Intolerant of failure, but a sucker for fashionable guff
John Duffield "takes no prisoners", says Chris Blackhurst in the Evening Standard. A perfectionist, intolerant of failure, he ran a "harsh and sometimes brutal regime".
Duffield's genius lay not in investment per se, but in having an eye for talent. Never a "feted stockpicker", notes The Times, he established himself as "a manager of managers". Latterly, however, he stands accused of not being ruthless enough. Having poached big names, such as Stephen Whittaker, he was slow to act on poor performance. Whittaker's UK Growth Fund has been languishing for years, says The Daily Telegraph, yet he was only let go last month.
One reason could be Duffield's inherent bullishness. "In everyone's life there are five or six moments that represent real buying opportunities. Now is such a time," he told the Mail on Sunday in March, when New Star was already suffering heavy outflows. He was similarly upbeat about property boasting that New Star, unlike rivals, had never contemplated shutting the door on investors wanting to exit its property fund. They're locked in now.

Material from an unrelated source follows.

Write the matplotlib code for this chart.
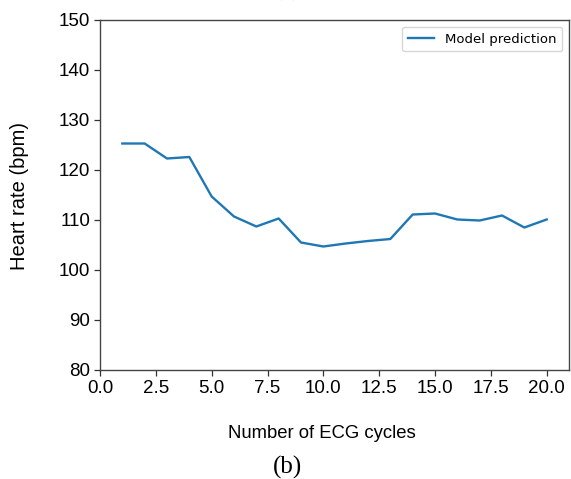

But Duffield's biggest mistake, says the FT, was falling for the fashionable guff that the balance sheet would be made "more efficient" if he leveraged the company and returned cash to shareholders. Sure, it pleased his fund manager "stars" for them, financial reward was the quid pro quo for having a difficult boss. But the worry now is that many will simply walk away. Duffield is "about to discover whether money really can buy you love".